» STORED DATA
*-*-*

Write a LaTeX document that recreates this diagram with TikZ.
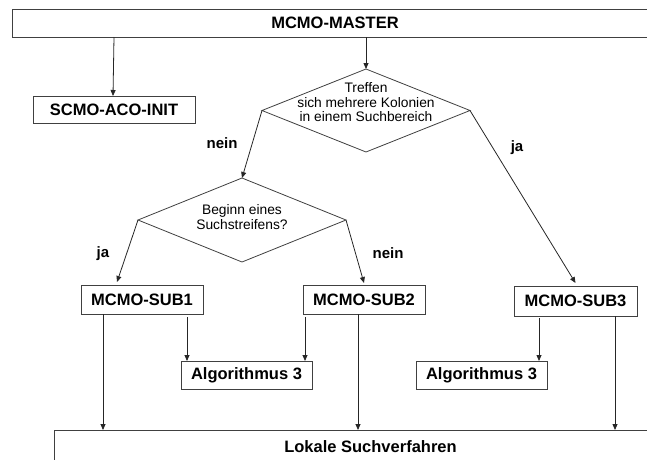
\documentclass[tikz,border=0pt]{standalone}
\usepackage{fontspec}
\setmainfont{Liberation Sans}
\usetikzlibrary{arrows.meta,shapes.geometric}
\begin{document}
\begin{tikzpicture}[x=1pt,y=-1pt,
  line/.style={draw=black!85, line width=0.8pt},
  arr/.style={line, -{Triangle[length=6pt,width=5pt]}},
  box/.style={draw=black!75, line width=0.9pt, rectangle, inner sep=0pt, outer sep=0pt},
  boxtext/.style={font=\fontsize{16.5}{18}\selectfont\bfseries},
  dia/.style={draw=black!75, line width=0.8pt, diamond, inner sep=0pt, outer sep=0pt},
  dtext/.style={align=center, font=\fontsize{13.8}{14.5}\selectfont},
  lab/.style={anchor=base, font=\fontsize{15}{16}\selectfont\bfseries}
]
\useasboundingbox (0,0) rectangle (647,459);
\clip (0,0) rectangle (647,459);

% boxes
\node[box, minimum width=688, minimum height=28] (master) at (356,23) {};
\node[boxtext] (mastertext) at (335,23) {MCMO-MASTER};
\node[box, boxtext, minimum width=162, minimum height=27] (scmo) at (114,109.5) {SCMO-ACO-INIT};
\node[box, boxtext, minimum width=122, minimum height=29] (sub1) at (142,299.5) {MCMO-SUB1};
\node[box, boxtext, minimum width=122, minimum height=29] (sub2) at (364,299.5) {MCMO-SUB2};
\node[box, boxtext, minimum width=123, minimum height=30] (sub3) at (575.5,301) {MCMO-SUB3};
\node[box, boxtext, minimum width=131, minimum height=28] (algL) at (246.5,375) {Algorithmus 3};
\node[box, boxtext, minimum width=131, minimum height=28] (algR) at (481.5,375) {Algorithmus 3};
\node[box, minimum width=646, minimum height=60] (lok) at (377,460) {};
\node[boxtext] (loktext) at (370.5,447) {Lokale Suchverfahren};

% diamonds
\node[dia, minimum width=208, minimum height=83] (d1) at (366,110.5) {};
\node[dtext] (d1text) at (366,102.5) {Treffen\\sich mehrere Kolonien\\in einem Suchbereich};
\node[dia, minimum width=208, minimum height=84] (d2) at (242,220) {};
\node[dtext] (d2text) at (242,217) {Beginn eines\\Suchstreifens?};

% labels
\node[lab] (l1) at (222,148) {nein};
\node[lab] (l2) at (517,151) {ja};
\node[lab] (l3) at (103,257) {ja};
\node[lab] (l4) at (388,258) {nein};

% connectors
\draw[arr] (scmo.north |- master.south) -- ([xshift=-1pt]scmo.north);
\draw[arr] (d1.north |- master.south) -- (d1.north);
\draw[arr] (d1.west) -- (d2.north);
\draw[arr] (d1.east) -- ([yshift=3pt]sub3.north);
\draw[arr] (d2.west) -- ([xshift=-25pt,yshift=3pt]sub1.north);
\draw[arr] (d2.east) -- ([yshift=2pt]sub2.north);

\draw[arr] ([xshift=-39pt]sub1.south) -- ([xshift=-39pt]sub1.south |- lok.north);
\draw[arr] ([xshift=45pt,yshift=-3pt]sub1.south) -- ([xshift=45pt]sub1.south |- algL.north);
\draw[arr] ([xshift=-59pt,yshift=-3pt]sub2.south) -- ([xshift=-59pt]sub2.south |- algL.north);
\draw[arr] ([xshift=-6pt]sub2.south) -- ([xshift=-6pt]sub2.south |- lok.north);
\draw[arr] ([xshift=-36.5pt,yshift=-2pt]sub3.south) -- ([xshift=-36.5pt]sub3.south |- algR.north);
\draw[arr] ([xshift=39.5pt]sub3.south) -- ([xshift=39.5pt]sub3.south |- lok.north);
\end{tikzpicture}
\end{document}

*-*-*

» DIRECTION
Only the lines from the top of the data through the line with "(l4) at (388,258)" should be quoted, exactly and with both ends kept; skip the pictures.

» WRITTEN SOLUTION
Write a LaTeX document that recreates this diagram with TikZ.
\documentclass[tikz,border=0pt]{standalone}
\usepackage{fontspec}
\setmainfont{Liberation Sans}
\usetikzlibrary{arrows.meta,shapes.geometric}
\begin{document}
\begin{tikzpicture}[x=1pt,y=-1pt,
  line/.style={draw=black!85, line width=0.8pt},
  arr/.style={line, -{Triangle[length=6pt,width=5pt]}},
  box/.style={draw=black!75, line width=0.9pt, rectangle, inner sep=0pt, outer sep=0pt},
  boxtext/.style={font=\fontsize{16.5}{18}\selectfont\bfseries},
  dia/.style={draw=black!75, line width=0.8pt, diamond, inner sep=0pt, outer sep=0pt},
  dtext/.style={align=center, font=\fontsize{13.8}{14.5}\selectfont},
  lab/.style={anchor=base, font=\fontsize{15}{16}\selectfont\bfseries}
]
\useasboundingbox (0,0) rectangle (647,459);
\clip (0,0) rectangle (647,459);

% boxes
\node[box, minimum width=688, minimum height=28] (master) at (356,23) {};
\node[boxtext] (mastertext) at (335,23) {MCMO-MASTER};
\node[box, boxtext, minimum width=162, minimum height=27] (scmo) at (114,109.5) {SCMO-ACO-INIT};
\node[box, boxtext, minimum width=122, minimum height=29] (sub1) at (142,299.5) {MCMO-SUB1};
\node[box, boxtext, minimum width=122, minimum height=29] (sub2) at (364,299.5) {MCMO-SUB2};
\node[box, boxtext, minimum width=123, minimum height=30] (sub3) at (575.5,301) {MCMO-SUB3};
\node[box, boxtext, minimum width=131, minimum height=28] (algL) at (246.5,375) {Algorithmus 3};
\node[box, boxtext, minimum width=131, minimum height=28] (algR) at (481.5,375) {Algorithmus 3};
\node[box, minimum width=646, minimum height=60] (lok) at (377,460) {};
\node[boxtext] (loktext) at (370.5,447) {Lokale Suchverfahren};

% diamonds
\node[dia, minimum width=208, minimum height=83] (d1) at (366,110.5) {};
\node[dtext] (d1text) at (366,102.5) {Treffen\\sich mehrere Kolonien\\in einem Suchbereich};
\node[dia, minimum width=208, minimum height=84] (d2) at (242,220) {};
\node[dtext] (d2text) at (242,217) {Beginn eines\\Suchstreifens?};

% labels
\node[lab] (l1) at (222,148) {nein};
\node[lab] (l2) at (517,151) {ja};
\node[lab] (l3) at (103,257) {ja};
\node[lab] (l4) at (388,258) {nein};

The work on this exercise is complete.